Whether or not to use MySQL
CIO Magazine has a pretty superficial back-and-forth about whether or not to use MySQL in enterprises. For example, one of the strongest claims in the pro-MySQL article is the not-so-staggering observation (italics theirs)
One way MySQL achieves this scalability is through a popular feature called stored procedures, mini, precompiled routines that reside outside of the application.
And the anti-MySQL article doesn’t have much in the way of crunchiness except for the fairly well-reasoned
Most of the required features for an RDBMS are firmly in place with the release of MySQL 5.0, but we can legitimately consider the maturity of some of these features as a possible reason to shy away from MySQL. For example, the lack of views, triggers and stored procedures has historically been the major criticism of MySQL. These have all been supported by MySQL for a year or so now, but by comparison, they have been features for about 10 years in most competing RDBMSes.
This article pair got Slashdotted, and some interesting byplay ensued. The general theme was along the lines of
“MySQL is terribly deficient out of the box.”
“Yes, but if you use this new, lightly-documented add-in, that specific problem is now solved.”
Comments
2 Responses to “Whether or not to use MySQL”
Leave a Reply
Hi!
CM: For example, one of the strongest claims in the pro-MySQL article is the not-so-staggering observation (italics theirs)
|quoted|One way MySQL achieves this scalability is through a popular feature called /stored procedures/, mini, precompiled routines that reside outside of the application.|/quoted|
Actually, stored procedures do *not* lead to scalability with MySQL in many environments; quite the opposite for a number of reasons. Don’t be misled to thinking that MySQL’s stored procedures are similar to any of the other RDBMS you write about here — they are quite different. Unlike most RDBMS, MySQL caches the stored procedure execution plan *on the connection thread*, not in a global store, and so applications written in languages like PHP (which actually gains much of its scaling ability from being stateless and shared-nothing) get little to no benefit (and even a performance regression) by using stored procedures. If you open a connection to MySQL in a PHP page request, issue a stored procedure request to get back some data, then close that connection, you just wasted a bunch of CPU cycles compiling a procedure plan for no benefit whatsoever since the cache will be destroyed when the connection is closed.

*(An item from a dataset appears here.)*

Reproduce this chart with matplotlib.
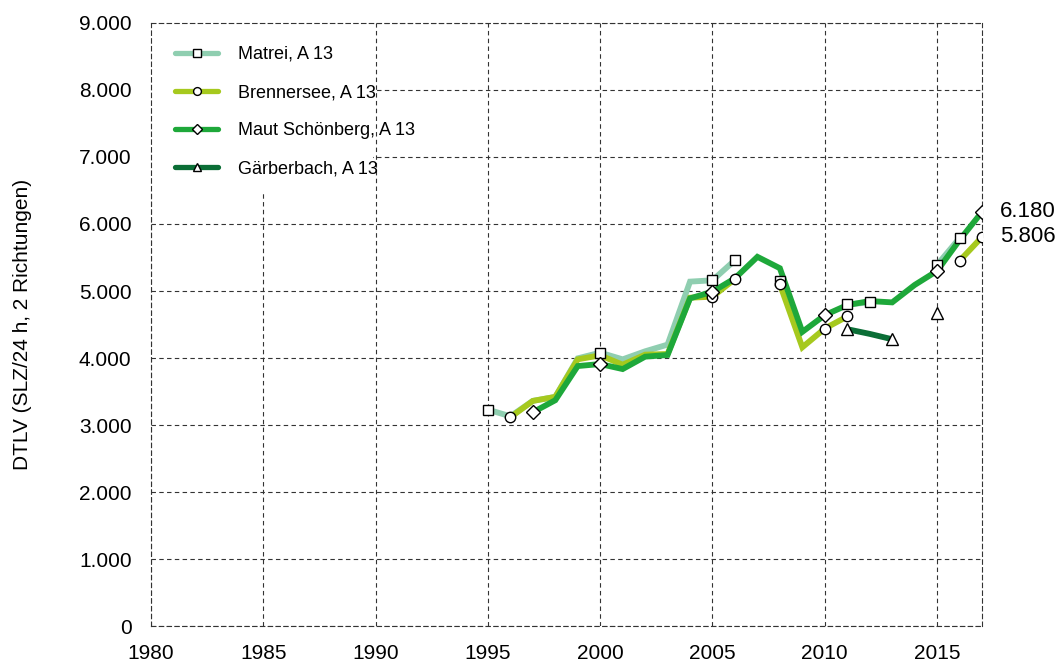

Furthermore, using stored procedures actually goes *against* more modern scalable application design, for the following reason: by putting stored procedures on the database server, the application is being designed to rely more heavily on the database server itself to do the heavy lifting of the application. This is in direct opposition to modern scalability designs of web applications, where scalability is achieved via having distributed application servers performing application functionality with as little (or no) reliance or dependency on a central server or even each other. Meaning: no single point of failure, no “big box” to handle all the lifting.
Stored procedures, IMHO, represent the days of mainframe and behemoth boxes and client-server architectures of the past, when the main point was to isolate the dumb user and clients/terminals and put everything on a central, huge server. This strategy served the purposes of the big database vendors quite well, as it played nicely into their relationships with hardware vendors and their own pricing models.
MySQL doesn’t represent this old way of thinking, and our pricing and internal design don’t play to the big box architecture, but rather the new commodity scale-out architecture of modern systems…
Just my two cents.
Jay Pipes
Just wondering the advantage/disadvantage with simple query like (select a,b,c from d where a = ‘xyz’) on MySql5 using normal select statement and using stored procedure; and using Dotnet/Asp.Net. With the select statement, MySql5 will still have to go thru the parsing/compilation steps, my guess is that it’s not too different with the stored procedure. What I am not too sure is the “extra” thing that needs to be done with stored procedure and whether it is more than enough offset by the no more need to parse/compile on subsequent runs. Did some tests but unconclusive, perhaps due to server settings, etc. Hoping those that know more of MySql5 internals could provide some light.
PS: I too would avoid writing 50 lines stored procedure that defines cursors, transactions, etc.